The art of doing nothing is both simple and challenging – it is literally just enjoying, playing, meandering, flowing. You are probably not very good at doing nothing, because most of us were coached extensively to stop doing nothing. But let’s give a simple beginning, you could begin doing nothing by walking outdoors – but not as a to do list item, meaning not as a task to complete, meaning there is no destination or assigned pace or gate. Maybe you stop at a neighbors house to chat and your walk becomes a chat, maybe you see a flower you want to smell and your walk becomes a olfactory experience, maybe you find a nice place to sit and you watch the clouds move and the grass wave. You have no task in mind you are simply doing nothing and enjoying time. Time loves this.
This first step is essential because if you’ve not yet learned to do nothing, you will never find more time. Time hides in nothingness, and comes to those that appreciate it, that ask nothing of it, that luxuriate in its nothingness and everything-ness.
Step 2: Need Less
Needing less equals less money you have to make, which equals less work you need to do. Less things also equals less time spent taking care of those extraneous things ie. less square footage means less vacuuming, less clothes means less laundry, less shelves means less dusting, less cars means less oil changes, etc. Needing less is the basis of the Tiny House movement and minimalism movement, but you don’t need to live in a tiny house to have a revolution. You can live in a smaller house, buy things less, and get rid of things more often. Simple, but also challenging.
Needing less in this day and age is a skill, a rebellion, a revolution. Sharply recognize that society will sell you any lie to make you feel you need more. These lies looks shiny and neat and oh so convincing, but they are robbing you of time. Stop listening.
We all come into this world needing very little. We need to be held, to be loved, to be fed, to feel joy, kept safe and kept clean-ish (we don’t need to be squeaky).
Step 3: Do Less
We love to do, it is why most people want more time, but doing tends to take on a life of its own and all of a sudden you are doing so much that you feel you have no time. You go from one activity to another, without any nothingness in between (and we know how important nothing is). Doing less isn’t about never doing, rather it is taking a good hard look at the whirlwind constant doing can pull you into. Taking a step back from doing is necessary to get your footing.
When you learn to need less – with a smaller house, a simpler mode of transportation, less shopping, less stuff – you automatically do less. You can even work less. Working less and doing less creates time.
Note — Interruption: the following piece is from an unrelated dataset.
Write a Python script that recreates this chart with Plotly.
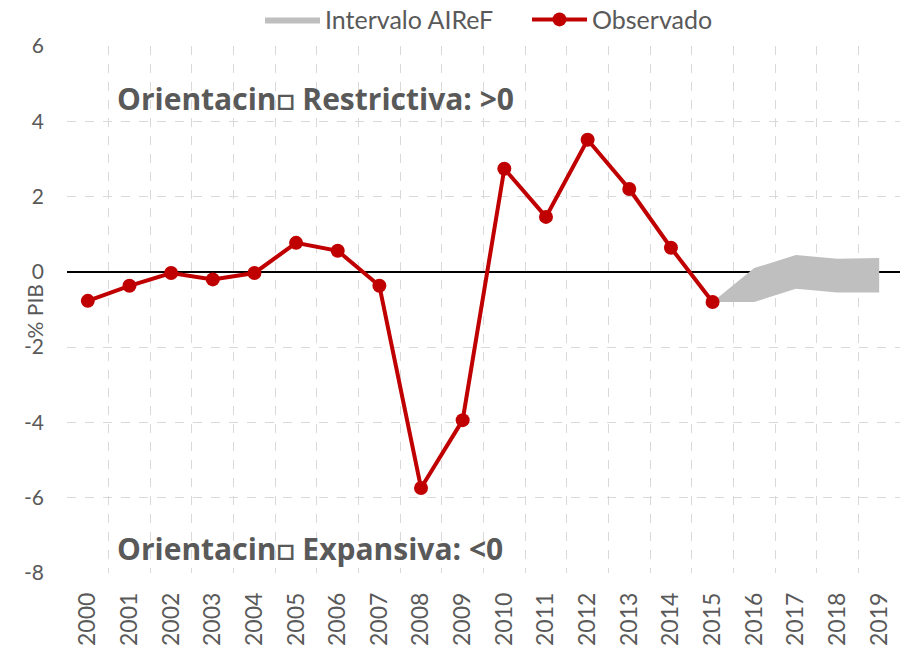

Another way to do less is by lessening your extra curricular activities if they are happening on autopilot and in a whirlwind. You must ask yourself, “does this activity help me enjoy time or do I feel like I am losing time?” If it’s hard to tell, you might need a “doing” detox to discover what you actually enjoy. A “doing” detox can look like reading less, interneting less, less self-improvement, less social engagements, less television, check email less, check social media less, etc. You might even find yourself bored at first, but it is safe to say that if you always have something to do, you have not yet learned to create more time. Boredom, stillness, and curiosity are the fertile ground of time.
Step 4: Be More
Doing and being can look quite similar from the outside. Don’t be fooled. Doing takes time, while being makes time. You could be in a social engagement as “doing” or as “being”. It could be adding time to your life or taking it away. Doing has a planned trajectory with a goal, its intricacies require time. Being is not planned, not forced, not exerted. The trajectory and goal are unbeknownst and “unbecarest” to the be-er, for they are simply being, flowing with life.
If a social engagement, a book, a walk, or any activity asks you to gain a specific merit, this is a sign you are “doing”. If you must end up more wise, more liked, more understood, more giving, more accomplished, this is a clear sign that you have added yet another activity to your to “do” list, and to “do” lists take time, not make.
In being, which is closely related to the art of doing nothing, you can feel the essence of time. Time becomes palpable. Time begins to spin a web right before you, and you have learned to create more of it. This essence of time is, in fact, always here, but in our “doing” states we cannot sense it, cannot feel it, cannot appreciate it and cannot have more of it. In doing, our focus on a goal and narrative takes us right out of time. In being, time unfolds itself to us, unwrapping like the present. To be or not to be is the question, and the answer is time.